Upper Freehold officials air their growing pains

Plans for new building unveiled; facility expected to cost $1.2 million

By jane meggitt
Staff Writer

Architect’s rendering of planned municipal office building in Upper Freehold.Architect’s rendering of planned municipal office building in Upper Freehold.

Plans for new building unveiled; facility expected to cost $1.2 million

By jane meggitt

Staff Writer

UPPER FREEHOLD — Officials say the township needs more space to conduct its business.

Therefore, plans for a new municipal building to house more offices were presented at the Township Committee meeting last week.

At the meeting, architect Thomas Kocubinski said the new building, which would house the construction office, would be behind the current municipal building on Route 539. A portion of the new facility would be built on what is now the parking lot.

Kocubinski explained that the design would create a campus plan, keeping the buildings close together.

"It enhances the architecture and planning of the community," he said. "It looks like a community of buildings."

Under the plan, there will be a courtyard with concrete pavers. Space for future expansion of the new building has been factored into the plans.

The entire building will be 6,500 square feet, including a 2,000-square-foot storage area in the basement for municipal records, which state law mandates must be kept.

Kocubinski said the building was designed to reflect the township’s agricultural past, with a silo effect at one end and beams at the other. The one-story building will have walls 6 inches thick and will be energy efficient. The architect said that it will be constructed with as many recyclable materials as possible.

The project is expected to be put out to bid by October. Preliminary cost estimates are in the $1.2 million to $1.3 million range.

Republican Township Committee candidate Sal Diecidue asked where the trucks for the Public Works Department, also situated behind the current building, would go.

Township Engineer Glenn Gerken replied that there would still be a direct drive to the DPW building and recycling area, but the width would be increased to make it two lanes.

Former Mayor Robert Abrams commented that there seemed to be "no plan to slow down growth so there would be no future expansion. I was against [the current municipal] building 30 years ago.

"I’m not against this but would like to see the justification. We have increased school taxes and increased services," he said.

Abrams noted that the building was described as reflecting Upper Freehold’s agricultural past.

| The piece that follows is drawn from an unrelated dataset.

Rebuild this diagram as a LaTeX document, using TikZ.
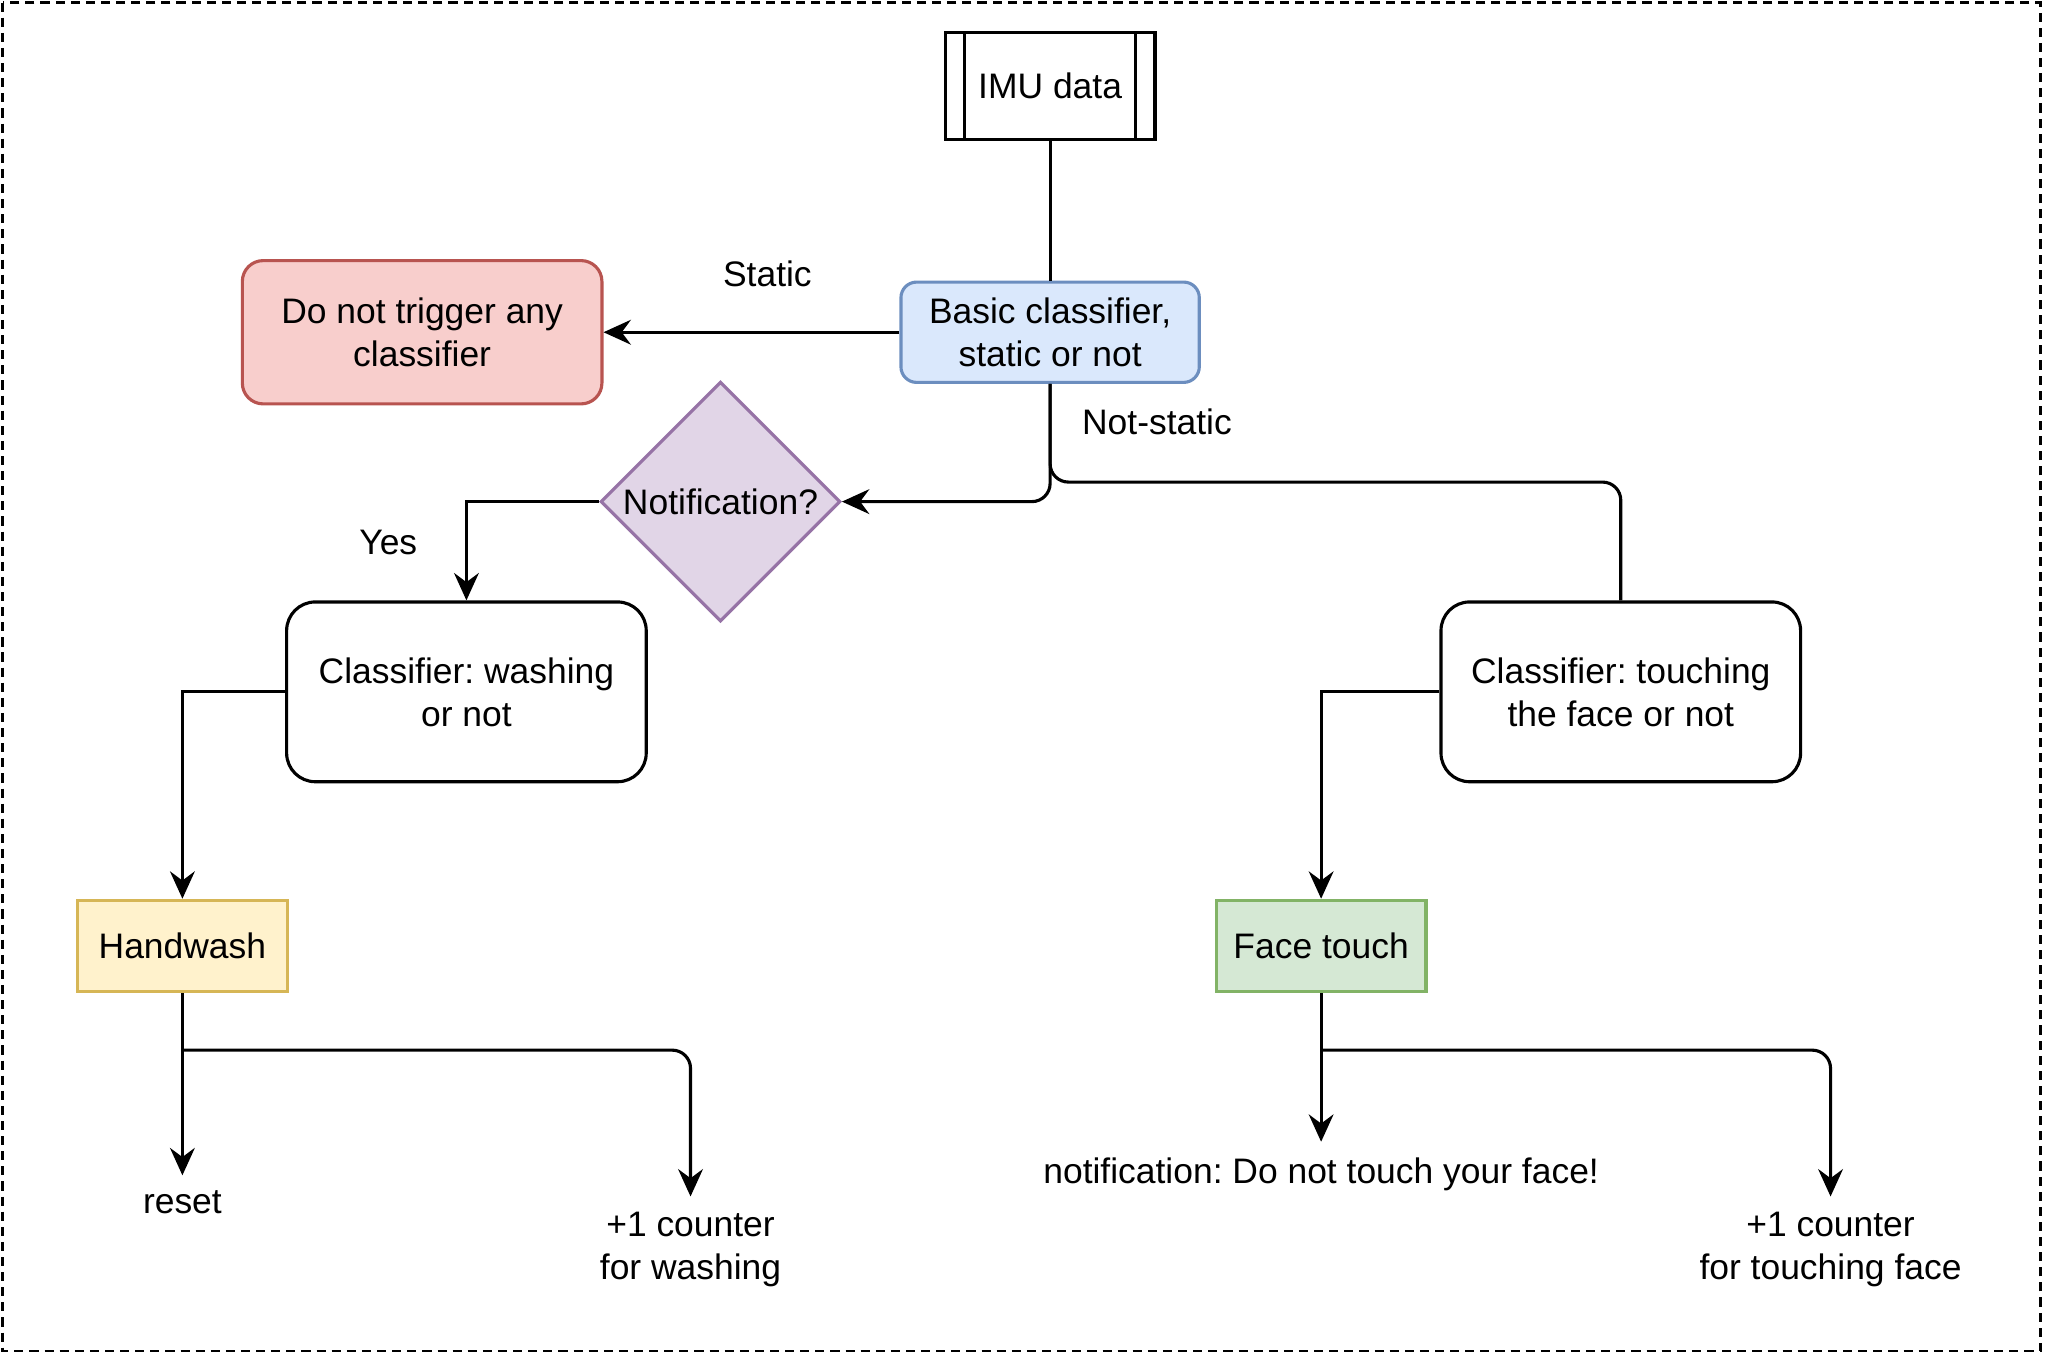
\documentclass[tikz,border=0pt]{standalone}
\usepackage{fontspec}
\setmainfont{Liberation Sans}
\usetikzlibrary{arrows.meta,shapes.geometric}
\definecolor{blueFill}{HTML}{DAE8FC}
\definecolor{blueLine}{HTML}{6C8EBF}
\definecolor{redFill}{HTML}{F8CECC}
\definecolor{redLine}{HTML}{B85450}
\definecolor{lilacFill}{HTML}{E1D5E7}
\definecolor{lilacLine}{HTML}{9673A6}
\definecolor{yellowFill}{HTML}{FFF2CC}
\definecolor{yellowLine}{HTML}{D6B656}
\definecolor{greenFill}{HTML}{D5E8D4}
\definecolor{greenLine}{HTML}{82B366}
\frenchspacing

\begin{document}
\begin{tikzpicture}[x=0.5pt,y=-0.5pt,
  every node/.style={font=\fontsize{13.6}{16.5}\selectfont},
  boxed/.style={draw=black,line width=1.2pt,align=center,inner sep=0pt},
  conn/.style={draw=black,line width=1.2pt},
  arrow/.style={conn,-{Stealth[length=10.5pt,width=9.5pt,inset=3.5pt]}},
  outtext/.style={align=center,inner sep=0pt,outer sep=6pt},
  lbl/.style={inner sep=0pt}]
\useasboundingbox (0,0) rectangle (1569.6,1040);
\draw[line width=1pt,dash pattern=on 3.5pt off 2.3pt] (2,2) rectangle (1566,1037);

% boxes
\node[boxed,minimum width=80.5pt,minimum height=41pt] (imu) at (806,66) {IMU data};
\draw[line width=1.2pt] ([xshift=8pt]imu.north west) -- ([xshift=8pt]imu.south west);
\draw[line width=1.2pt] ([xshift=-8pt]imu.north east) -- ([xshift=-8pt]imu.south east);
\node[boxed,draw=blueLine,fill=blueFill,rounded corners=6pt,minimum width=114.5pt,minimum height=38.5pt] (basic) at (806,255) {Basic classifier,\\static or not};
\node[boxed,draw=redLine,fill=redFill,rounded corners=8pt,minimum width=138pt,minimum height=55pt] (noaction) at (324,255) {Do not trigger any\\classifier};
\node[boxed,draw=lilacLine,fill=lilacFill,diamond,aspect=1,minimum size=92pt] (notif) at (553,385) {Notification?};
\node[boxed,rounded corners=11pt,minimum width=138pt,minimum height=69pt] (washcls) at (358,531) {Classifier: washing\\or not};
\node[boxed,rounded corners=11pt,minimum width=138pt,minimum height=69pt] (touchcls) at (1244,531) {Classifier: touching\\the face or not};
\node[boxed,draw=yellowLine,fill=yellowFill,minimum width=80.5pt,minimum height=35pt] (hw) at (140,726) {Handwash};
\node[boxed,draw=greenLine,fill=greenFill,minimum width=80.5pt,minimum height=35pt] (face) at (1014,726) {Face touch};

% outcomes
\node[outtext] (reset) at (140,923) {reset};
\node[outtext] (washcnt) at (530,959) {+1 counter\\for washing};
\node[outtext] (alert) at (1014,901) {notification: Do not touch your face!};
\node[outtext] (facecnt) at (1405,959) {+1 counter\\for touching face};

% labels
\node[lbl] (static) at (589,210) {Static};
\node[lbl] (notstatic) at (888,324) {Not-static};
\node[lbl] (yes) at (298,416) {Yes};

% connectors
\coordinate (nsturn) at (806,370);
\coordinate (hwsplit) at (140,806);
\coordinate (facesplit) at (1014,806);
\draw[conn] (imu) -- (basic);
\draw[arrow] (basic) -- (noaction);
\draw[arrow,rounded corners=7pt] (basic.south) |- (notif.east);
\draw[conn,rounded corners=7pt] (basic.south) -- (nsturn) -| (touchcls.north);
\draw[arrow] (notif.west) -| (washcls.north);
\draw[arrow] (washcls.west) -| (hw.north);
\draw[arrow] (touchcls.west) -| (face.north);
\draw[arrow] (hw) -- (reset);
\draw[arrow,rounded corners=7pt] (hwsplit) -| (washcnt);
\draw[arrow] (face) -- (alert);
\draw[arrow,rounded corners=7pt] (facesplit) -| (facecnt);
\end{tikzpicture}
\end{document}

"By the time the next generation comes around, we’ll have no agriculture, just development," Abrams said.

He added, "The public has had no input. We just had renovations in this building. How are we going to afford to live here?"

Resident Mark Kovitz agreed, saying he would also like to see justification for a new building for the construction department.

Mayor William Miscoski said it was possible that a lot of contributions would be coming in from the construction office, to minimize the amount paid by residents.

Committeeman David Horsnall said, "It’s frustrating to some folks, but there is a definite need to create more space for this township to carry on its business. One of the busiest departments is the construction department. To serve the community that’s growing, right or wrong, we need those kinds of spaces to deal with all this business going on in the township.

"These are issues we are faced with. We need more space for finance, taxes, the assessor’s office. As the municipality grows, it needs more space," he added.

Kovitz said it would have been nice to take some of the money for construction and use it for open space.

Committeeman John Mele said, "We’re still having difficulties with [the current] building. Heating and air conditioning is still a nightmare. We have four or five people working in a small space — this building is very, very tight. We need to look into the future."

Mele also said most people were not happy with the architecture of the present building.

When asked if additions to the current building were considered, Kocubinski said that it had been looked into, but due to the road system and proximity to Route 539, the best solution was a new building.

Township Clerk Barbara Bascom said the current building has a poor layout and poor construction.

"Putting more money into this building is throwing good money after bad," she said.

Abrams disagreed with Mele’s assessment of the current building’s architecture.

"The shed design of this building is the oldest design in this country," he said.

He also asked the Township Committee to wait until January, when new members will join, before putting the contract out to bid.

Mele said that, in his opinion, the Township Committee was always going to be changing, so waiting on business for that reason was insufficient.

Resident Sue Kozel asked if organic landscaping could be used.

However, resident Roger Bullock disagreed, saying it would be very expensive to maintain such plants and would require a full-time groundskeeper.